Literary Glance: The Escape Artist by Brad Meltzer
You might have heard about The Escape Artist by Brad Meltzer even if you’ve never heard of The Escape Artist by Brad Meltzer.
Over the weekend a headline from a New York Times book review ( Is Your Plane About to Crash? Write a Farewell Note and Eat It ) made a bunch of news aggregators. It’s kind of a morbid headline, and hopefully nobody will need the information, but the headline was a bit misleading because the article was more about current bestsellers and author profiles (including Brad Meltzer) than the note-eating itself.
Typical New York Times misleading headline clickbait tactic.

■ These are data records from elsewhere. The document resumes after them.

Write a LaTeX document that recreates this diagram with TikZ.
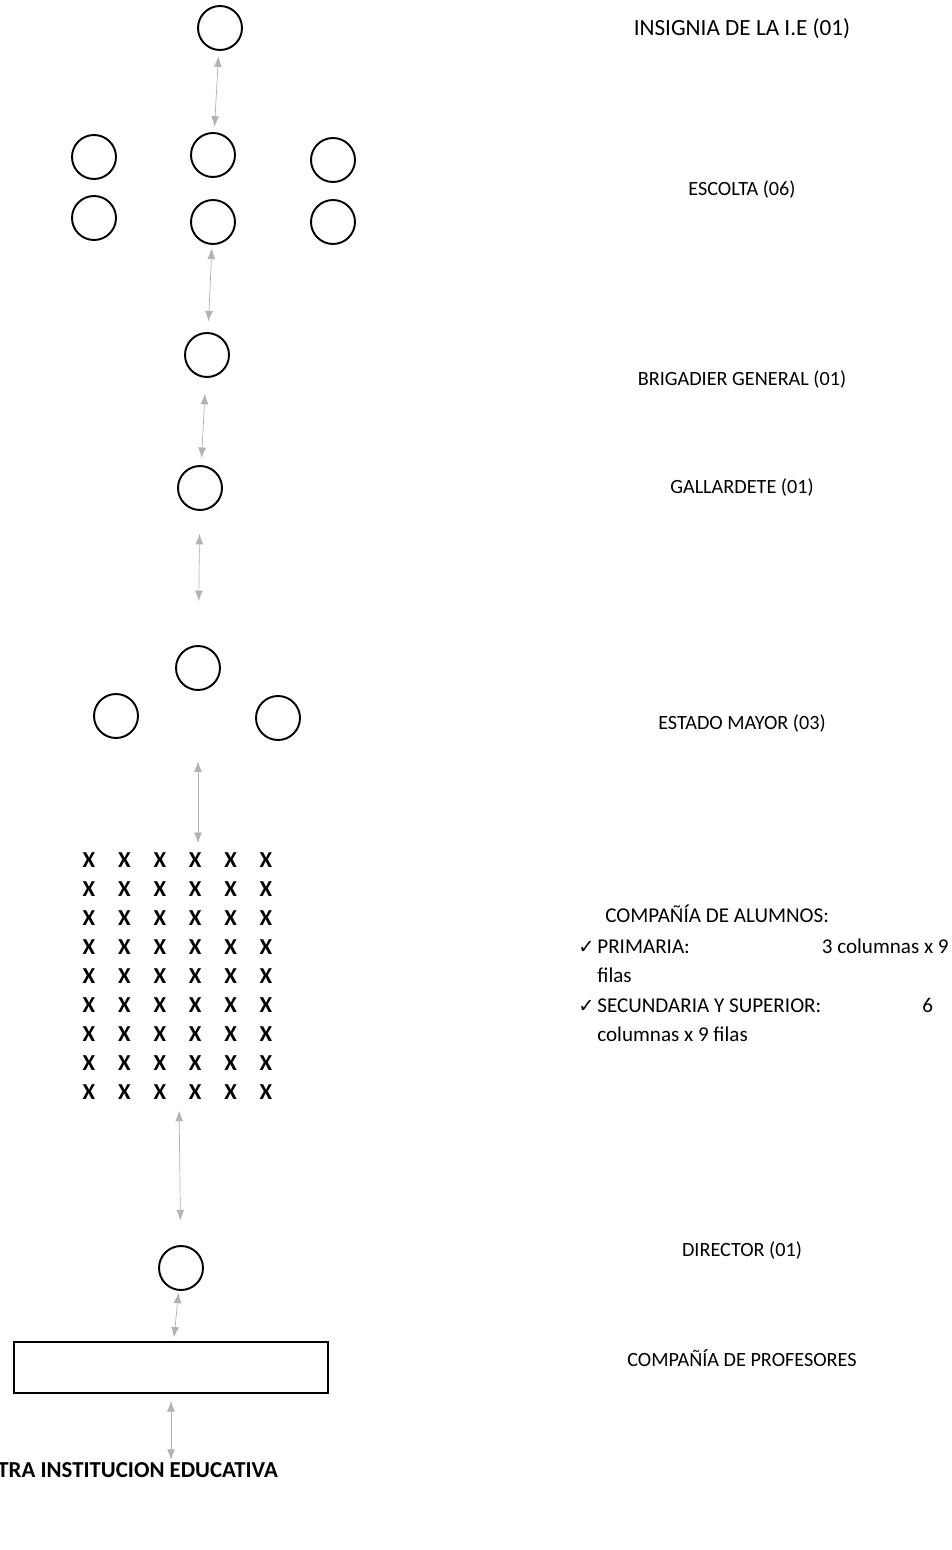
\documentclass[tikz,border=0pt]{standalone}
\usepackage{fontspec}
\setmainfont{Carlito}
\newfontfamily\chkfont{DejaVu Sans}
\usetikzlibrary{arrows.meta,positioning,fit}

\begin{document}
\begin{tikzpicture}[x=0.02cm,y=-0.02cm,font=\fontsize{11.5}{13}\selectfont,
    p/.style={circle,draw,line width=1.1pt,minimum size=0.88cm,inner sep=0pt},
    al/.style={font=\fontsize{13}{13}\selectfont\bfseries,inner sep=0pt},
    lab/.style={inner sep=0pt,anchor=base},
    lw/.style={inner sep=0pt,anchor=base west,font=\fontsize{12}{13}\selectfont},
    c/.style={{Latex[length=6pt,width=4.5pt]}-{Latex[length=6pt,width=4.5pt]},draw=black!30,line width=0.4pt},
    >=Latex]
  \useasboundingbox (0,0) rectangle (952,1550);
  % formacion
  \node[p] (ins) at (220,28) {};
  \node[p] (e1) at (94,157) {};
  \node[p] (e2) at (213,155) {};
  \node[p] (e3) at (333,160) {};
  \node[p] (e4) at (94,218) {};
  \node[p] (e5) at (213,222) {};
  \node[p] (e6) at (333,222) {};
  \node[p] (bg) at (207,355) {};
  \node[p] (gal) at (200,488) {};
  \node[p] (em) at (198,668) {};
  \node[p] (em1) at (116,716) {};
  \node[p] (em2) at (278,718) {};
  % alumnos
  \foreach \i in {1,...,9}
    \foreach \j in {1,...,6}
      \node[al] (x\i\j) at ({89+35.4*(\j-1)},{860+29*(\i-1)}) {X};
  \node[fit=(x11)(x96),inner sep=1pt] (alumnos) {};
  \node[p] (dir) at (181,1268) {};
  \node[draw,line width=1.1pt,minimum width=6.28cm,minimum height=1.02cm] (prof) at (171,1367.5) {};
  \node[inner sep=0pt,anchor=base west,font=\fontsize{13}{14}\selectfont\bfseries] (ie) at (-3,1477) {TRA INSTITUCION EDUCATIVA};

  \draw[c,shorten <=3pt,shorten >=3pt] (ins) -- (e2);
  \draw[c,shorten <=2pt,shorten >=6pt] (e5) -- (bg);
  \draw[c,shorten <=9pt,shorten >=4pt] (bg) -- (gal);
  \draw[c,shorten <=13pt,shorten >=25pt] (gal) -- (em);
  \draw[c,shorten <=40pt,shorten >=4pt] (em) -- (em |- alumnos.north);
  \draw[c,shorten <=5pt,shorten >=14pt] (alumnos) -- (dir);
  \draw[c,shorten <=1pt,shorten >=2pt] (dir) -- (prof);
  \draw[c,shorten <=4pt,shorten >=1pt] (prof) -- (prof |- ie.north);

  % textos
  \node[lab,font=\fontsize{13.2}{14}\selectfont] (l1) at (742,36) {INSIGNIA DE LA I.E (01)};
  \node[lab] (l2) at (742,196) {ESCOLTA (06)};
  \node[lab] (l3) at (742,386) {BRIGADIER GENERAL (01)};
  \node[lab] (l4) at (742,494) {GALLARDETE (01)};
  \node[lab] (l5) at (742,729) {ESTADO MAYOR (03)};
  \node[lw] (l6) at (605,922) {COMPAÑÍA DE ALUMNOS:};
  \node[lw] (k1) at (578,953) {\chkfont\fontsize{11}{12}\selectfont ✓};
  \node[lw] (l7) at (597,953) {PRIMARIA:};
  \node[inner sep=0pt,anchor=base east,font=\fontsize{12}{13}\selectfont] (l8) at (949,953) {3 columnas x 9};
  \node[lw] (l9) at (597,982) {filas};
  \node[lw] (k2) at (578,1012) {\chkfont\fontsize{11}{12}\selectfont ✓};
  \node[lw] (l10) at (597,1012) {SECUNDARIA Y SUPERIOR:};
  \node[lw] (l11) at (922,1012) {6};
  \node[lw] (l12) at (597,1041) {columnas x 9 filas};
  \node[lab] (l13) at (742,1256) {DIRECTOR (01)};
  \node[lab] (l14) at (742,1366) {COMPAÑÍA DE PROFESORES};
\end{tikzpicture}
\end{document}
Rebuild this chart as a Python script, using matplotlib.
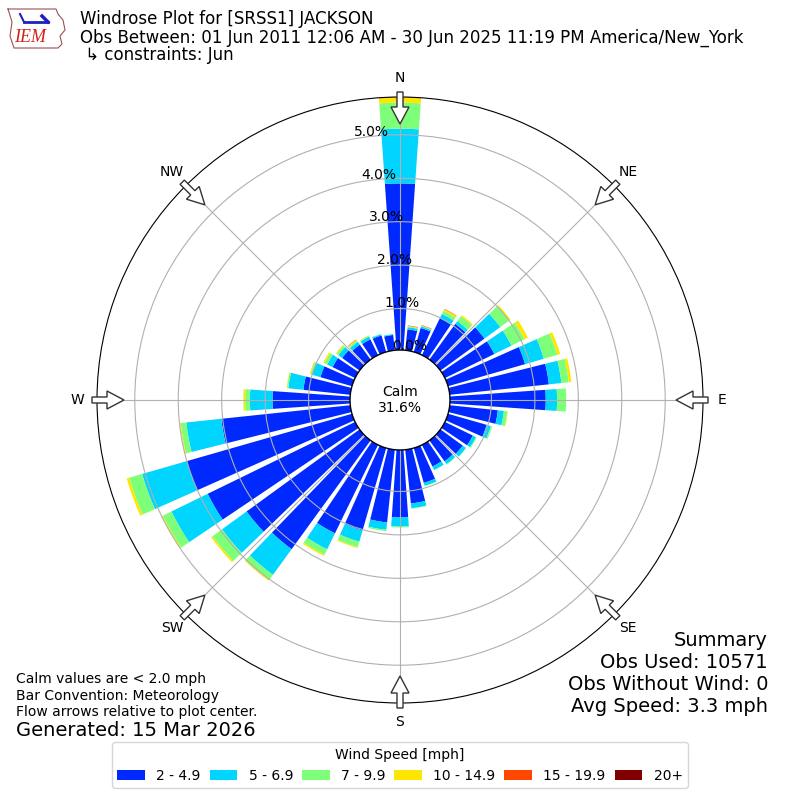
import numpy as np
import matplotlib
matplotlib.use("Agg")
import matplotlib.pyplot as plt
from matplotlib.patches import Circle, Polygon, Patch
from matplotlib.lines import Line2D

# ---------------- data ----------------
directions = np.arange(0, 360, 10)  # degrees, meteorological (from)
speed_labels = ["2 - 4.9", "5 - 6.9", "7 - 9.9", "10 - 14.9", "15 - 19.9", "20+"]

spd_2_5 = [3.88, 0.53, 0.62, 0.99, 1.06, 1.30, 1.31, 1.89, 2.34, 2.25, 1.16, 0.97,
           0.76, 0.68, 0.64, 0.60, 0.88, 1.29, 1.60, 1.73, 2.02, 2.31, 3.14, 3.26,
           3.82, 4.00, 3.03, 1.83, 1.13, 0.80, 0.62, 0.54, 0.47, 0.45, 0.44, 0.40]
spd_5_7 = [1.26, 0.05, 0.04, 0.11, 0.08, 0.45, 0.44, 0.45, 0.29, 0.26, 0.14, 0.10,
           0.08, 0.09, 0.08, 0.09, 0.07, 0.11, 0.21, 0.17, 0.27, 0.41, 0.73, 0.70,
           0.93, 1.07, 0.81, 0.52, 0.35, 0.20, 0.14, 0.11, 0.08, 0.07, 0.03, 0.02]
spd_7_10 = [0.60, 0.02, 0.01, 0.08, 0.14, 0.24, 0.33, 0.32, 0.17, 0.21, 0.08, 0.03,
            0.02, 0.01, 0.01, 0.00, 0.01, 0.01, 0.02, 0.03, 0.13, 0.14, 0.15, 0.27,
            0.22, 0.31, 0.13, 0.11, 0.03, 0.04, 0.07, 0.05, 0.04, 0.02, 0.01, 0.00]
spd_10_15 = [0.12, 0.01, 0.01, 0.04, 0.03, 0.05, 0.09, 0.07, 0.06, 0.00, 0.01, 0.00,
             0.00, 0.00, 0.00, 0.00, 0.00, 0.00, 0.00, 0.00, 0.02, 0.03, 0.02, 0.04,
             0.03, 0.06, 0.02, 0.04, 0.01, 0.02, 0.03, 0.02, 0.02, 0.01, 0.00, 0.00]
spd_15_20 = [0.01, 0.01, 0.01, 0.01, 0.00, 0.00, 0.00, 0.00, 0.00, 0.00, 0.00, 0.00,
             0.00, 0.00, 0.00, 0.00, 0.00, 0.00, 0.00, 0.00, 0.00, 0.00, 0.00, 0.00,
             0.00, 0.00, 0.00, 0.00, 0.00, 0.00, 0.00, 0.00, 0.01, 0.00, 0.00, 0.00]
spd_20p = [0.0] * 36

calm_pct = 31.6
compass_labels = ["N", "NE", "E", "SE", "S", "SW", "W", "NW"]
ring_values = [0, 1, 2, 3, 4, 5]

# ---------------- figure ----------------
fig = plt.figure(figsize=(8, 8), dpi=100)
R_AX = 0.7575
ax = fig.add_axes([0.5 - R_AX / 2, 0.5 - R_AX / 2, R_AX, R_AX], projection="polar")
ax.set_theta_zero_location("N")
ax.set_theta_direction(-1)

series = [spd_2_5, spd_5_7, spd_7_10, spd_10_15, spd_15_20, spd_20p]
colors = plt.get_cmap("jet")(np.linspace(1 / 6.0, 1.0, 6))
theta = np.deg2rad(directions)
width = np.deg2rad(10) * 0.8
bottom = np.zeros(len(directions))
for vals, col, lab in zip(series, colors, speed_labels):
    v = np.asarray(vals, dtype=float)
    ax.bar(theta, v, width=width, bottom=bottom, color=col, linewidth=0, label=lab)
    bottom = bottom + v

rmax = bottom.max()
ax.set_ylim(0, rmax)
ax.set_rorigin(-rmax * 48.0 / 255.0)
ax.set_yticks(ring_values)
ax.set_yticklabels(["%.1f%%" % r for r in ring_values], fontsize=10)
ax.set_rlabel_position(-10)
ax.set_xticks(np.deg2rad(np.arange(0, 360, 45)))
ax.set_xticklabels(compass_labels, fontsize=10)
ax.tick_params(axis="x", pad=3.5)
ax.grid(True, color="#b0b0b0", linewidth=0.8)

# calm circle
calm = Circle((0.5, 0.5), 50 / 606.0, transform=ax.transAxes, facecolor="white",
              edgecolor="black", linewidth=1.0, zorder=5, clip_on=False)
ax.add_patch(calm)
ax.text(0.5, 0.5, "Calm\n%.1f%%" % calm_pct, transform=ax.transAxes, ha="center",
        va="center", fontsize=10, zorder=6)

# flow arrows at the 8 compass points
for a in np.arange(0, 360, 45):
    ar = np.deg2rad(a)
    ux, uy = np.sin(ar), np.cos(ar)
    px_, py_ = np.cos(ar), -np.sin(ar)
    pts_rp = [(308, -3), (293, -3), (293, -9), (276, 0), (293, 9), (293, 3), (308, 3)]
    pts = [(0.5 + (rr * ux + pp * px_) / 606.0, 0.5 + (rr * uy + pp * py_) / 606.0)
           for rr, pp in pts_rp]
    ax.add_patch(Polygon(pts, closed=True, transform=ax.transAxes, facecolor="white",
                         edgecolor="#333333", linewidth=1.0, zorder=7, clip_on=False))

# ---------------- texts ----------------
def fy(px):
    return 1 - px / 800.0

fig.text(0.1, fy(19.5), "Windrose Plot for [SRSS1] JACKSON", fontsize=12, va="center")
fig.text(0.1, fy(37.5), "Obs Between: 01 Jun 2011 12:06 AM - 30 Jun 2025 11:19 PM America/New_York",
         fontsize=12, va="center")
fig.text(0.1, fy(55.5), " \u21b3 constraints: Jun", fontsize=12, va="center")

fig.text(0.02, fy(679), "Calm values are < 2.0 mph", fontsize=10, va="center")
fig.text(0.02, fy(696), "Bar Convention: Meteorology", fontsize=10, va="center")
fig.text(0.02, fy(712), "Flow arrows relative to plot center.", fontsize=10, va="center")
fig.text(0.02, fy(730), "Generated: 15 Mar 2026", fontsize=14, va="center")

for txt, yy in zip(["Summary", "Obs Used: 10571", "Obs Without Wind: 0", "Avg Speed: 3.3 mph"],
                   [640, 662, 684, 706]):
    fig.text(0.96, fy(yy), txt, fontsize=14, ha="right", va="center")

# legend
handles = [Patch(facecolor=c, label=l) for c, l in zip(colors, speed_labels)]
fig.legend(handles=handles, loc="lower center", bbox_to_anchor=(0.5, 0.006), ncol=6,
           title="Wind Speed [mph]", fontsize=10, title_fontsize=10, columnspacing=0.65)

# simple logo
logo_x = [8, 56, 58, 63, 65, 60, 62, 58, 14, 10, 12, 8]
logo_y = [9, 9, 14, 20, 30, 36, 44, 48, 48, 36, 22, 9]
fig.add_artist(Line2D([x / 800.0 for x in logo_x], [fy(y) for y in logo_y],
                      color="#a05050", linewidth=0.8))
fig.add_artist(Line2D([24 / 800.0, 48 / 800.0], [fy(22), fy(22)], color="#2020c0", linewidth=2))
fig.add_artist(Line2D([20 / 800.0, 24 / 800.0], [fy(14), fy(22)], color="#2020c0", linewidth=1.5))
fig.add_artist(Line2D([42 / 800.0, 48 / 800.0], [fy(16), fy(22)], color="#2020c0", linewidth=2.5))
fig.text(30 / 800.0, fy(38), "IEM", fontsize=13, color="#d02020", family="Liberation Serif",
         style="italic", ha="center", va="center")

fig.savefig("out.png", dpi=100)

Anyway, that little note-eating tidbit/factoid is mentioned in an early scene from The Escape Artist, and it’s gotten a lot of publicity. Even without that fun fact, The Escape Artist has a heckuva good start. I won’t go into the details because a certain New York Times book reviewer might have revealed too much already, but if you like suspense/mystery thrillers, this could be a good one.
As good as the opening chapters are (you know I’m going to complain about something), there is some distracting exposition dialogue. Almost every author suffers from bad exposition dialogue. It’s tough to avoid. Authors have to get a lot of information to their readers quickly and want to do it in an interesting way.
In this scene, the protagonist Jim “Zig” Zigararowski, a U.S. military mortician(?), is prying information from an old FBI agent friend Waggs (who is probably going to get killed in the book soon… I’m just guessing, so it’s not really a spoiler). This dialogue sets up the old friendship, but also clumsily gives background information to the reader:
‘Ziggy, I love you, but do you have any idea why, when the corpses come in, you’re the one who gets all the facial injuries?”
“What’re you talking about?”
“Don’t play modest. If a soldier gets shot in the chest, they get assigned to any mortician. But when someone takes three bullets to the face, why does that body always go to you?”
“Because I can sculpt. I’m good with the clay.”
“It’s more than talent. Last year, when that marine was hit by ISIS rocket fire, every mortician said it should be closed casket- that you should wrap him in gauze. You were the only one stubborn enough to spend fourteen straight hours wiring together his shattered jaw, then smoothing it over with clay and makeup, just so you could give his parents far more ease than they ever should’ve expected at their son’s funeral. But y’know what that makes you?”
“Someone who’s proud to serve his country?”
“I love my country too. I’m talking about your job, Zig. When you take these horrors-lost hands, lost faces, lost lips- you make them more palatable, y’know what that makes you?” Before Zig could answer, Waggs blurted, “A master liar. That’s what every mortician sells, Zig. Lies. You do it for the right reasons- you’re trying to help people through their hardest times. But every day, to hide these horrors, you need to be a first-class liar. And you’re far too good at it.”
Zig went to say something, but nothing came out. Closing his eyes, he turned his back to the body.
All this information is most likely important to the reader, but that dialogue wasn’t very good. I don’t think the author (or the editors) read it out loud. It sounds clunky, and people don’t usually talk in long, clunky paragraphs.
If I had written this (and I’m just a blogger), I would have put the background information in Zig’s thoughts while Waggs was speaking to him. Waggs would mention how the soldiers with the facial injuries go to him and that triggers Zig’s thoughts about the effort he puts into his work and what that makes him. To me, it would have been more believable.
Don’t get me wrong. The first couple chapters of The Escape Artist are still really good, borderline great! I don’t know what the rest of the book is like, but I’m interested enough and the pacing is good enough to keep reading.
I have to tell you, though, if I’m on a plane and I see people starting to eat paper, I’m going to get really nervous.